A mother from Ontario, who fell victim to an investment scam resulting in a loss of over $7,000, is now sharing her story to caution others. She urges vigilance against fraudsters employing deceptive methods, such as fake news reports on social media.
Shivaun Taylor told CTV News Toronto that she was searching through TikTok when she first came across a news report showing that someone who started investing only $250 was now making $28,000 a month.
“The news story said a police officer was making thousands of dollars a month. That made me get really interested and I just signed up,” said Taylor.
Taylor said that someone called her the next day after she contacted the investment platform and told her to start investing in cryptocurrencies. At first they just asked Taylor to put in $250 but over time she was convinced to put in more money until she had invested $7,250.
Taylor said when she wanted to take the money out, she couldn’t.
Later, she discovered that the news report she had watched was not real and had been manipulated using artificial intelligence.
Similar investment scams have used deepfake videos of Elon Musk and other celebrities.
“My money is not in that platform anymore,” said Taylor. “That money was to take care of my child who has autism. I am so stressed and devastated. That money was to support him.”
According to the Canadian Anti-Fraud Centre, 1,742 victims lost $16,363,182 in investment scams during the first half of 2023 alone.
Karen McGuinness, the head of the office of the investor with the Canadian Investment Regulatory Organization (CIRO), told CTV News Toronto that everyone needs to be careful where they put their money – especially if it’s in cryptocurrency.
“It’s really important to understand who you are getting your advice from,” said McGuinness. “If someone can make these returns on a no-risk basis, why are they asking for your money? They would be doing it on their own and making their own profit.”

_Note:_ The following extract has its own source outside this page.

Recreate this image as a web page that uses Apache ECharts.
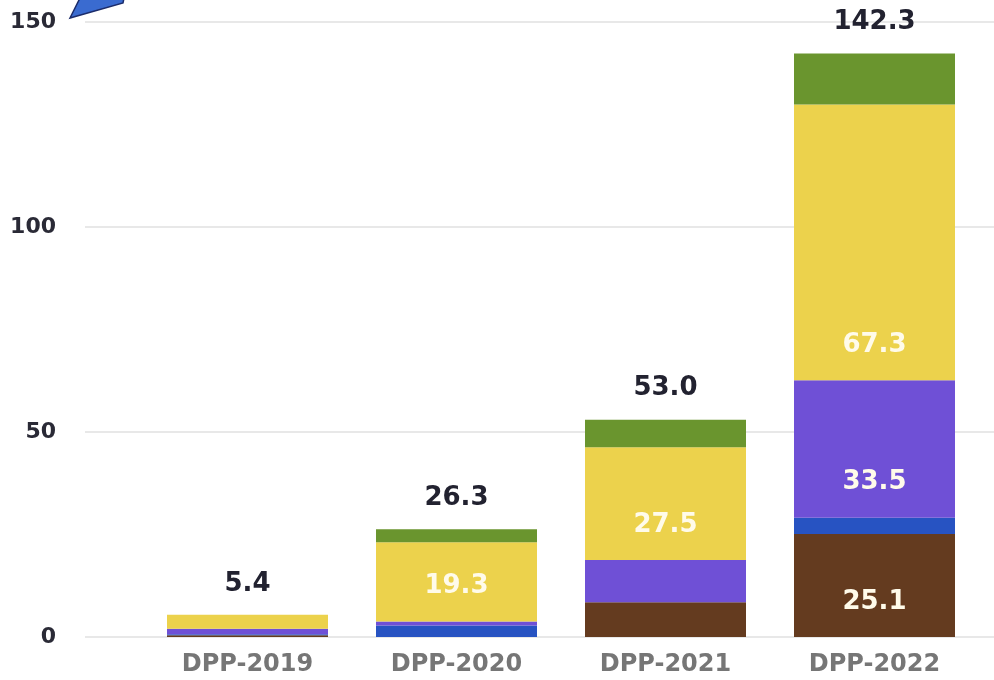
<!DOCTYPE html>
<html>
<head>
<meta charset="utf-8">
<script src="https://cdn.jsdelivr.net/npm/echarts@6/dist/echarts.min.js"></script>
<style>html,body{margin:0;padding:0;background:#fff;}#c{width:994px;height:680px;}</style>
</head>
<body>
<div id="c"></div>
<script>
var categories = ['DPP-2019', 'DPP-2020', 'DPP-2021', 'DPP-2022'];
var brownVals  = [0.4, 0, 8.5, 25.1];
var blueVals   = [0.3, 2.8, 0, 4.0];
var purpleVals = [1.3, 1.0, 10.3, 33.5];
var yellowVals = [3.4, 19.3, 27.5, 67.3];
var greenVals  = [0, 3.2, 6.7, 12.4];
var totals     = [5.4, 26.3, 53.0, 142.3];
var yTicks     = [0, 50, 100, 150];

var chart = echarts.init(document.getElementById('c'));
var FONT = 'DejaVu Sans';
function inner(p) {
  return p.value >= 15 ? p.value.toFixed(1) : '';
}
function seg(name, data, color) {
  return {
    name: name, type: 'bar', stack: 's', data: data,
    xAxisIndex: 1, yAxisIndex: 1,
    barWidth: 161,
    itemStyle: { color: color },
    label: {
      show: true, position: 'insideBottom', distance: 22,
      formatter: inner, color: '#fffbea',
      fontFamily: FONT, fontWeight: 'bold', fontSize: 26
    }
  };
}
var option = {
  animation: false,
  grid: [
    { left: 85, right: 0, top: 22, bottom: 43 },
    { left: 143, right: 15, top: 22, bottom: 43 }
  ],
  xAxis: [
    { type: 'category', gridIndex: 0, data: categories, show: false },
    {
      type: 'category', gridIndex: 1, data: categories,
      axisLine: { show: false }, axisTick: { show: false },
      axisLabel: { color: '#767676', fontFamily: FONT, fontWeight: 'bold', fontSize: 24, margin: 16 }
    }
  ],
  yAxis: [
    {
      type: 'value', gridIndex: 0, min: yTicks[0], max: yTicks[yTicks.length - 1], interval: 50,
      axisLine: { show: false }, axisTick: { show: false },
      axisLabel: { color: '#2a2a36', fontFamily: FONT, fontWeight: 'bold', fontSize: 22, margin: 29 },
      splitLine: { lineStyle: { color: '#e8e8e8', width: 2 } }
    },
    {
      type: 'value', gridIndex: 1, min: yTicks[0], max: yTicks[yTicks.length - 1], interval: 50,
      show: false, splitLine: { show: false }
    }
  ],
  series: [
    seg('Brown', brownVals, '#643b1f'),
    seg('Blue', blueVals, '#2753c2'),
    seg('Purple', purpleVals, '#6f50d6'),
    seg('Yellow', yellowVals, '#ecd24c'),
    seg('Green', greenVals, '#6a952e'),
    {
      name: 'Total', type: 'bar', stack: 's', xAxisIndex: 1, yAxisIndex: 1,
      barWidth: 161,
      data: totals.map(function () { return 0; }),
      itemStyle: { color: 'transparent' },
      label: {
        show: true, position: 'top', distance: 18,
        formatter: function (p) { return totals[p.dataIndex].toFixed(1); },
        color: '#222230', fontFamily: FONT, fontWeight: 'bold', fontSize: 26
      }
    }
  ],
  graphic: [
    {
      type: 'polygon',
      shape: { points: [[70, 18], [80, -2], [124, -2], [123, 3]] },
      style: { fill: '#3a6bd0', stroke: '#1c2c6a', lineWidth: 1.5 }
    }
  ]
};
chart.setOption(option);
</script>
</body>
</html>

According to the Better Business Bureau, some signs of an investment scam include promises of fast, easy returns with no risk, unsolicited investment offers that come out of the blue and pressure to act fast.
Some investment scams may include buzzwords like ‘patented,’ ‘tested, ‘ and ‘ proven strategies’ or have illegitimate celebrity testimonials.
Taylor says she was investing the money to help her son.
“I’m now so stressed to lose this money, and it’s really affecting me,” said Taylor.